PROBLEM STATEMENT – Your job is to retype all of the data word for word, leaving every image out.

DATA PROVIDED –
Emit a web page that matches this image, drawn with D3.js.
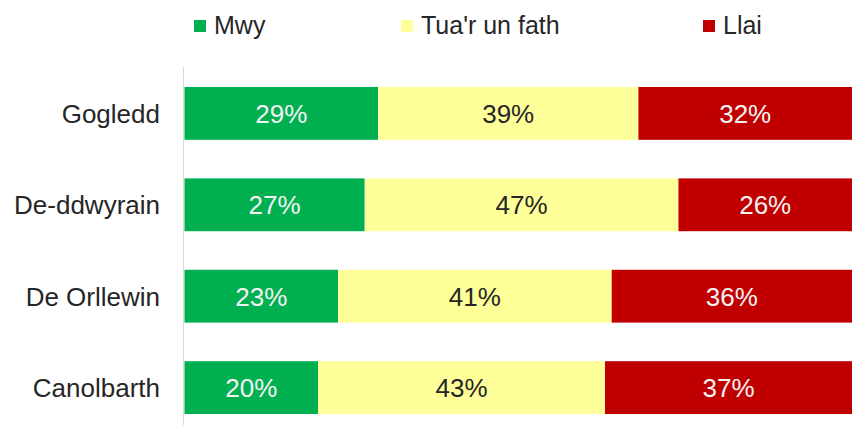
<!DOCTYPE html>
<html lang="cy">
<head>
  <meta charset="utf-8" />
  <script src="https://cdn.jsdelivr.net/npm/d3@7"></script>
  <style>
    body { margin: 0; background: #fff; }
    text { font-family: "Liberation Sans", Arial, sans-serif; }
  </style>
</head>
<body>
  <div id="chart"></div>
  <script>
    // data
    const regions = ["Gogledd", "De-ddwyrain", "De Orllewin", "Canolbarth"];
    const seriesNames = ["Mwy", "Tua'r un fath", "Llai"];
    const mwy = [29, 27, 23, 20];
    const tua = [39, 47, 41, 43];
    const llai = [32, 26, 36, 37];

    const colors = ["#00B050", "#FFFF99", "#C00000"];
    const labelColors = ["#f2f2f2", "#262626", "#f2f2f2"];

    const svgWidth = 861, svgHeight = 425;
    const plot = { left: 184.5, right: 852, top: 67.7, bottom: 433.3 };

    const rows = regions.map((r, i) => ({ region: r, values: [mwy[i], tua[i], llai[i]] }));

    const svg = d3.select("#chart").append("svg")
      .attr("width", svgWidth)
      .attr("height", svgHeight);

    const x = d3.scaleLinear().domain([0, 100]).range([plot.left, plot.right]);
    const y = d3.scaleBand()
      .domain(regions)
      .range([plot.top, plot.bottom])
      .paddingInner(0.422)
      .paddingOuter(0.211);

    // vertical axis line
    svg.append("line")
      .attr("x1", 183.5).attr("x2", 183.5)
      .attr("y1", 67).attr("y2", 425)
      .attr("stroke", "#d9d9d9")
      .attr("stroke-width", 1);

    // category labels
    svg.append("g")
      .selectAll("text")
      .data(regions)
      .join("text")
      .attr("x", 160)
      .attr("y", d => y(d) + y.bandwidth() / 2)
      .attr("dy", "0.36em")
      .attr("text-anchor", "end")
      .attr("font-size", 26)
      .attr("fill", "#262626")
      .text(d => d);

    // stacked segments
    const segs = [];
    rows.forEach(row => {
      let acc = 0;
      row.values.forEach((v, k) => {
        segs.push({ region: row.region, k, x0: acc, x1: acc + v, v });
        acc += v;
      });
    });

    svg.append("g")
      .selectAll("rect")
      .data(segs)
      .join("rect")
      .attr("x", d => x(d.x0))
      .attr("y", d => y(d.region))
      .attr("width", d => x(d.x1) - x(d.x0))
      .attr("height", y.bandwidth())
      .attr("fill", d => colors[d.k]);

    svg.append("g")
      .selectAll("text")
      .data(segs)
      .join("text")
      .attr("x", d => (x(d.x0) + x(d.x1)) / 2)
      .attr("y", d => y(d.region) + y.bandwidth() / 2)
      .attr("dy", "0.36em")
      .attr("text-anchor", "middle")
      .attr("font-size", 26)
      .attr("fill", d => labelColors[d.k])
      .text(d => d.v + "%");

    // legend
    const legendX = [194, 401, 703];
    const legend = svg.append("g")
      .selectAll("g")
      .data(seriesNames)
      .join("g")
      .attr("transform", (d, i) => `translate(${legendX[i]}, 20)`);

    legend.append("rect")
      .attr("width", 12)
      .attr("height", 12)
      .attr("fill", (d, i) => colors[i]);

    legend.append("text")
      .attr("x", 20)
      .attr("y", 14)
      .attr("font-size", 25)
      .attr("fill", "#262626")
      .text(d => d);
  </script>
</body>
</html>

OUTPUT OF THE TASK –
Emit a web page that matches this image, drawn with D3.js.
<!DOCTYPE html>
<html lang="cy">
<head>
  <meta charset="utf-8" />
  <script src="https://cdn.jsdelivr.net/npm/d3@7"></script>
  <style>
    body { margin: 0; background: #fff; }
    text { font-family: "Liberation Sans", Arial, sans-serif; }
  </style>
</head>
<body>
  <div id="chart"></div>
  <script>
    // data
    const regions = ["Gogledd", "De-ddwyrain", "De Orllewin", "Canolbarth"];
    const seriesNames = ["Mwy", "Tua'r un fath", "Llai"];
    const mwy = [29, 27, 23, 20];
    const tua = [39, 47, 41, 43];
    const llai = [32, 26, 36, 37];

    const colors = ["#00B050", "#FFFF99", "#C00000"];
    const labelColors = ["#f2f2f2", "#262626", "#f2f2f2"];

    const svgWidth = 861, svgHeight = 425;
    const plot = { left: 184.5, right: 852, top: 67.7, bottom: 433.3 };

    const rows = regions.map((r, i) => ({ region: r, values: [mwy[i], tua[i], llai[i]] }));

    const svg = d3.select("#chart").append("svg")
      .attr("width", svgWidth)
      .attr("height", svgHeight);

    const x = d3.scaleLinear().domain([0, 100]).range([plot.left, plot.right]);
    const y = d3.scaleBand()
      .domain(regions)
      .range([plot.top, plot.bottom])
      .paddingInner(0.422)
      .paddingOuter(0.211);

    // vertical axis line
    svg.append("line")
      .attr("x1", 183.5).attr("x2", 183.5)
      .attr("y1", 67).attr("y2", 425)
      .attr("stroke", "#d9d9d9")
      .attr("stroke-width", 1);

    // category labels
    svg.append("g")
      .selectAll("text")
      .data(regions)
      .join("text")
      .attr("x", 160)
      .attr("y", d => y(d) + y.bandwidth() / 2)
      .attr("dy", "0.36em")
      .attr("text-anchor", "end")
      .attr("font-size", 26)
      .attr("fill", "#262626")
      .text(d => d);

    // stacked segments
    const segs = [];
    rows.forEach(row => {
      let acc = 0;
      row.values.forEach((v, k) => {
        segs.push({ region: row.region, k, x0: acc, x1: acc + v, v });
        acc += v;
      });
    });

    svg.append("g")
      .selectAll("rect")
      .data(segs)
      .join("rect")
      .attr("x", d => x(d.x0))
      .attr("y", d => y(d.region))
      .attr("width", d => x(d.x1) - x(d.x0))
      .attr("height", y.bandwidth())
      .attr("fill", d => colors[d.k]);

    svg.append("g")
      .selectAll("text")
      .data(segs)
      .join("text")
      .attr("x", d => (x(d.x0) + x(d.x1)) / 2)
      .attr("y", d => y(d.region) + y.bandwidth() / 2)
      .attr("dy", "0.36em")
      .attr("text-anchor", "middle")
      .attr("font-size", 26)
      .attr("fill", d => labelColors[d.k])
      .text(d => d.v + "%");

    // legend
    const legendX = [194, 401, 703];
    const legend = svg.append("g")
      .selectAll("g")
      .data(seriesNames)
      .join("g")
      .attr("transform", (d, i) => `translate(${legendX[i]}, 20)`);

    legend.append("rect")
      .attr("width", 12)
      .attr("height", 12)
      .attr("fill", (d, i) => colors[i]);

    legend.append("text")
      .attr("x", 20)
      .attr("y", 14)
      .attr("font-size", 25)
      .attr("fill", "#262626")
      .text(d => d);
  </script>
</body>
</html>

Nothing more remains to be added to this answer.